Леонид Велехов: Все эти выходы, что называется, на площадь, на улицу Горького 26 марта и 12 июня – симптомы того, о чем вы говорите?
Дмитрий Быков: Они симптомы того, о чем я говорю последние десять лет. Явление вышло на поверхность. Но для меня здесь ничего нового нет. Я вместе с ними на этих площадях был. Я думаю, что и дальше их появления будут спорадическими. Вот они вышли на площадь, их все заметили. Но ведь между выходами на площадь они что-то делают, что-то очень интересное. Вот мы посмотрим, что это будет. Вот захотел я делать журнал для подростков, ко мне прибежали пятьдесят человек, осталось двадцать.
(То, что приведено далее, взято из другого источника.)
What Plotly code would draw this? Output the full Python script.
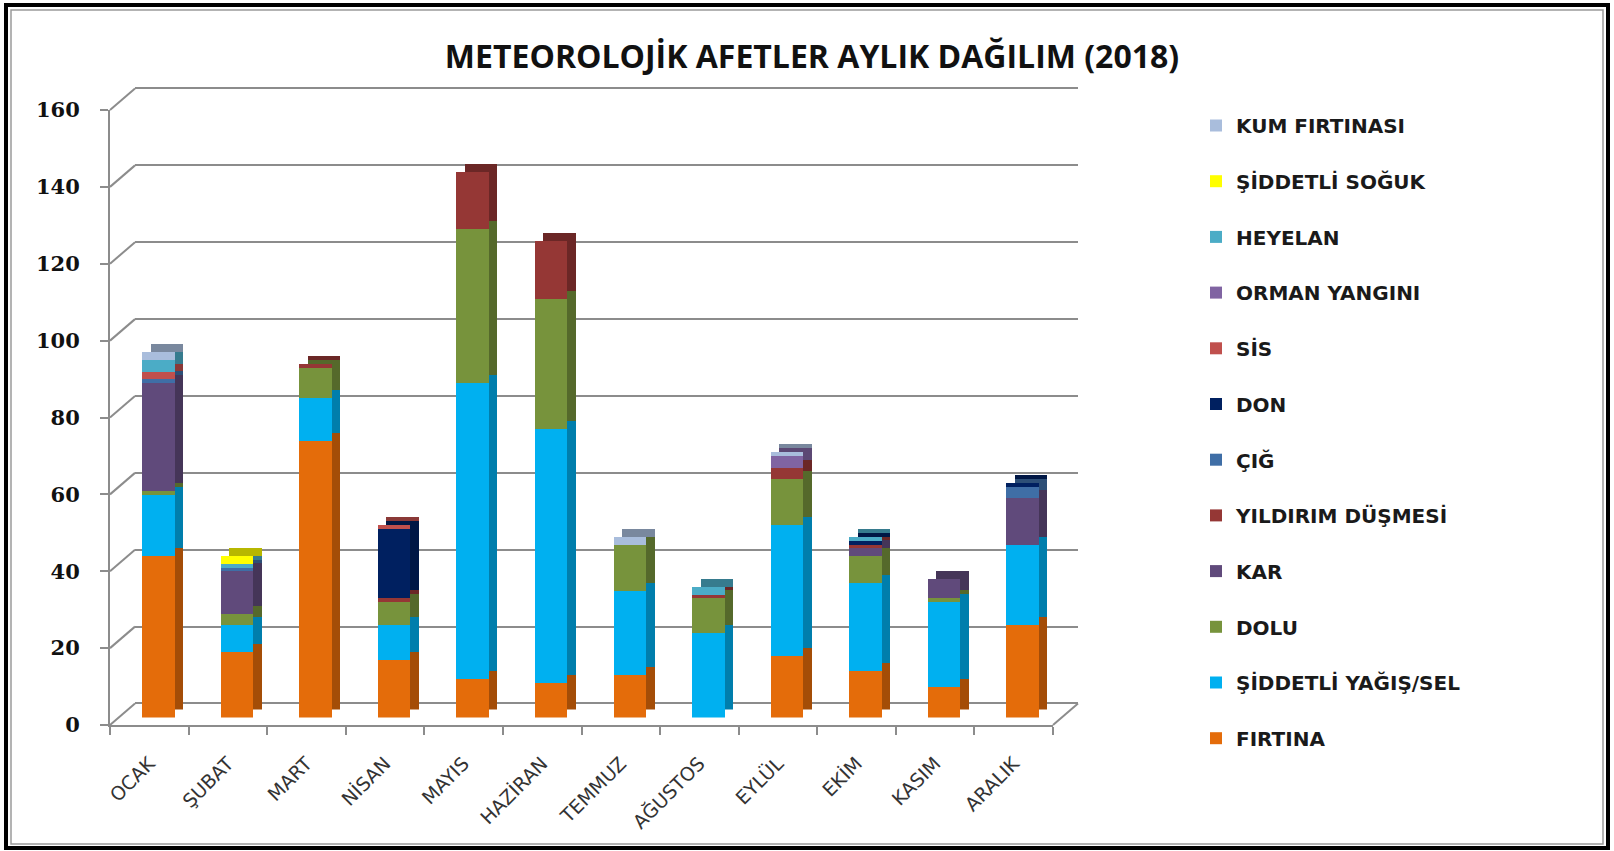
import plotly.graph_objects as go

months = ["OCAK", "ŞUBAT", "MART", "NİSAN", "MAYIS", "HAZİRAN", "TEMMUZ",
          "AĞUSTOS", "EYLÜL", "EKİM", "KASIM", "ARALIK"]

series_names = ["FIRTINA", "ŞİDDETLİ YAĞIŞ/SEL", "DOLU", "KAR", "YILDIRIM DÜŞMESİ",
                "ÇIĞ", "DON", "SİS", "ORMAN YANGINI", "HEYELAN", "ŞİDDETLİ SOĞUK",
                "KUM FIRTINASI"]

firtina = [42, 17, 72, 15, 10, 9, 11, 0, 16, 12, 8, 24]
yagis_sel = [16, 7, 11, 9, 77, 66, 22, 22, 34, 23, 22, 21]
dolu = [1, 3, 8, 6, 40, 34, 12, 9, 12, 7, 1, 0]
kar = [28, 11, 0, 0, 0, 0, 0, 0, 0, 2, 5, 12]
yildirim = [0, 0, 1, 1, 15, 15, 0, 1, 3, 1, 0, 0]
cig = [1, 1, 0, 0, 0, 0, 0, 0, 0, 0, 0, 3]
don = [0, 0, 0, 18, 0, 0, 0, 0, 0, 1, 0, 1]
sis = [2, 0, 0, 1, 0, 0, 0, 0, 0, 0, 0, 0]
orman = [0, 0, 0, 0, 0, 0, 0, 0, 3, 0, 0, 0]
heyelan = [3, 1, 0, 0, 0, 0, 0, 2, 0, 1, 0, 0]
soguk = [0, 2, 0, 0, 0, 0, 0, 0, 0, 0, 0, 0]
kum = [2, 0, 0, 0, 0, 0, 2, 0, 1, 0, 0, 0]

series_values = [firtina, yagis_sel, dolu, kar, yildirim, cig, don, sis, orman,
                 heyelan, soguk, kum]

colors = ["#E46C0A", "#00B0F0", "#77933C", "#604A7B", "#953735", "#3F6EA6",
          "#002060", "#C0504D", "#8064A2", "#4BACC6", "#FFFF00", "#A9BDDC"]

y_ticks = [0, 20, 40, 60, 80, 100, 120, 140, 160]

W, H = 1614, 851


def darker(hexc, f=0.72):
    h = hexc.lstrip("#")
    r, g, b = (int(h[i:i + 2], 16) for i in (0, 2, 4))
    return "rgb(%d,%d,%d)" % (r * f, g * f, b * f)


def px_x(p):
    return p / W


def px_y(p):
    return 1 - p / H


# geometry (pixels)
FRONT_X = (110, 1053)
FRONT_Y0, FRONT_Y160 = 725, 110
BAR_DX, BAR_DY = 9, -7.5
SIDE_DX, SIDE_DY = 8.5, -8
BACK_DX, BACK_DY = 25, -21.5
SCALE = (FRONT_Y0 - FRONT_Y160) / 160.0
BACK_TOP = 166  # back wall range top (so the 160 gridline is inside)

fig = go.Figure()

# dummy trace hosting the back wall axes (gridlines)
fig.add_trace(go.Scatter(x=months, y=[0] * len(months), mode="markers",
                         marker=dict(opacity=0), showlegend=False,
                         hoverinfo="skip", xaxis="x", yaxis="y"))

# back copy of bars (visible as side and top faces)
for name, vals, col in zip(series_names, series_values, colors):
    fig.add_trace(go.Bar(x=months, y=vals, name=name, marker_color=darker(col),
                         marker_line_width=0, width=0.414, showlegend=False,
                         hoverinfo="skip", xaxis="x2", yaxis="y2"))

# front faces
for i, (name, vals, col) in enumerate(zip(series_names, series_values, colors)):
    fig.add_trace(go.Bar(x=months, y=vals, name=name, marker_color=col,
                         marker_line_width=0, width=0.414, legendgroup=name,
                         legendrank=1000 - i, xaxis="x3", yaxis="y3"))

# dummy trace to host the front axes
fig.add_trace(go.Scatter(x=months, y=[0] * len(months), mode="markers",
                         marker=dict(opacity=0), showlegend=False,
                         hoverinfo="skip", xaxis="x4", yaxis="y4"))


def xdom(dx):
    return [px_x(FRONT_X[0] + dx), px_x(FRONT_X[1] + dx)]


def ydom(dy, top=160):
    return [px_y(FRONT_Y0 + dy), px_y(FRONT_Y0 - top * SCALE + dy)]


grid_col = "#8c8c8c"
cat_range = [-0.5, len(months) - 0.5]

common_hidden_x = dict(type="category", range=cat_range, showgrid=False,
                       showticklabels=False, showline=False, zeroline=False,
                       ticks="", fixedrange=True, automargin=False)
common_hidden_y = dict(range=[0, 160], showgrid=False, showticklabels=False,
                       showline=False, zeroline=False, ticks="", fixedrange=True,
                       automargin=False)

fig.update_layout(
    width=W, height=H, autosize=False,
    margin=dict(l=0, r=0, t=0, b=0, pad=0),
    paper_bgcolor="white", plot_bgcolor="rgba(0,0,0,0)",
    barmode="stack", bargap=0.586,
    title=dict(text="<b>METEOROLOJİK AFETLER AYLIK DAĞILIM (2018)</b>",
               x=px_x(812), xanchor="center", y=px_y(57), yanchor="middle",
               font=dict(family="Open Sans", size=32, color="#111111")),
    xaxis=dict(domain=xdom(BACK_DX), anchor="y", **common_hidden_x),
    yaxis=dict(domain=ydom(BACK_DY, BACK_TOP), anchor="x", range=[0, BACK_TOP],
               tickvals=y_ticks, automargin=False,
               showgrid=True, gridcolor=grid_col, gridwidth=2,
               zeroline=True, zerolinecolor=grid_col, zerolinewidth=2,
               showticklabels=False, showline=False, ticks="", fixedrange=True),
    xaxis2=dict(domain=xdom(BAR_DX + SIDE_DX), anchor="y2", **common_hidden_x),
    yaxis2=dict(domain=ydom(BAR_DY + SIDE_DY), anchor="x2", **common_hidden_y),
    xaxis3=dict(domain=xdom(BAR_DX), anchor="y3", **common_hidden_x),
    yaxis3=dict(domain=ydom(BAR_DY), anchor="x3", **common_hidden_y),
    xaxis4=dict(domain=xdom(0), anchor="y4", type="category", range=cat_range,
                showgrid=False, zeroline=False, showline=True, linecolor=grid_col,
                linewidth=2, ticks="outside", tickson="boundaries", ticklen=8,
                tickcolor=grid_col, tickwidth=1.5, tickangle=-45,
                ticklabelstandoff=18, automargin=False,
                tickfont=dict(family="DejaVu Sans", size=19, color="#333333"),
                fixedrange=True),
    yaxis4=dict(domain=ydom(0), anchor="x4", range=[0, 160], tickvals=y_ticks,
                showgrid=False, zeroline=False, showline=True, linecolor=grid_col,
                linewidth=2, ticks="outside", ticklen=8, tickcolor=grid_col,
                tickwidth=1.5, ticklabelstandoff=16, automargin=False,
                tickfont=dict(family="DejaVu Serif", size=21, color="#111111",
                              weight="bold"),
                fixedrange=True),
    legend=dict(x=px_x(1196), y=px_y(106), xanchor="left", yanchor="top",
                traceorder="grouped", tracegroupgap=26.7,
                font=dict(family="DejaVu Sans", size=20, color="#1a1a1a",
                          weight="bold"),
                bgcolor="rgba(0,0,0,0)", itemwidth=30),
    showlegend=True,
)

# 3D wall connectors (left wall) and right floor edge
shapes = []
for v in y_ticks:
    yf = FRONT_Y0 - v * SCALE
    shapes.append(dict(type="line", xref="paper", yref="paper",
                       x0=px_x(FRONT_X[0]), y0=px_y(yf),
                       x1=px_x(FRONT_X[0] + BACK_DX), y1=px_y(yf + BACK_DY),
                       line=dict(color=grid_col, width=2), layer="below"))
shapes.append(dict(type="line", xref="paper", yref="paper",
                   x0=px_x(FRONT_X[1]), y0=px_y(FRONT_Y0),
                   x1=px_x(FRONT_X[1] + BACK_DX), y1=px_y(FRONT_Y0 + BACK_DY),
                   line=dict(color=grid_col, width=2), layer="below"))
# outer frame
shapes.append(dict(type="rect", xref="paper", yref="paper",
                   x0=px_x(6), y0=px_y(848), x1=px_x(1608), y1=px_y(5),
                   line=dict(color="black", width=4)))
shapes.append(dict(type="rect", xref="paper", yref="paper",
                   x0=px_x(11), y0=px_y(844), x1=px_x(1603), y1=px_y(10),
                   line=dict(color="#9a9a9a", width=1.5)))
fig.update_layout(shapes=shapes)

fig.write_html("out.html")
С ними можно работать – будем делать этот журнал, будем делать еще что-то, еще что-то. Эти структуры не должно быть видно. А когда они все сделают, тогда мы проснемся в дивном новом мире. Сразу хочу сказать, что Госдеп тут совершенно не причем. Госдеп тоже обалдеет! (Смех в студии.)
Леонид Велехов: Все-таки трава сквозь асфальт пробивается.
Дмитрий Быков: Самое главное, что она пробивается, а мы не видим.
Леонид Велехов: Ну, естественно. Мы увидим, когда она пробьется.
Дмитрий Быков: Это такая хитрая трава. Да, мы увидим, когда асфальт, как в последнем фильме Бардина, гениальном, вздыбится и лопнет, когда из асфальта полезет вот это все. Это будет не завтра, но послезавтра.
Леонид Велехов: Замечательно! Замечательно, Дима, спасибо!
Дмитрий Быков: Спасибо вам большое, Лёня!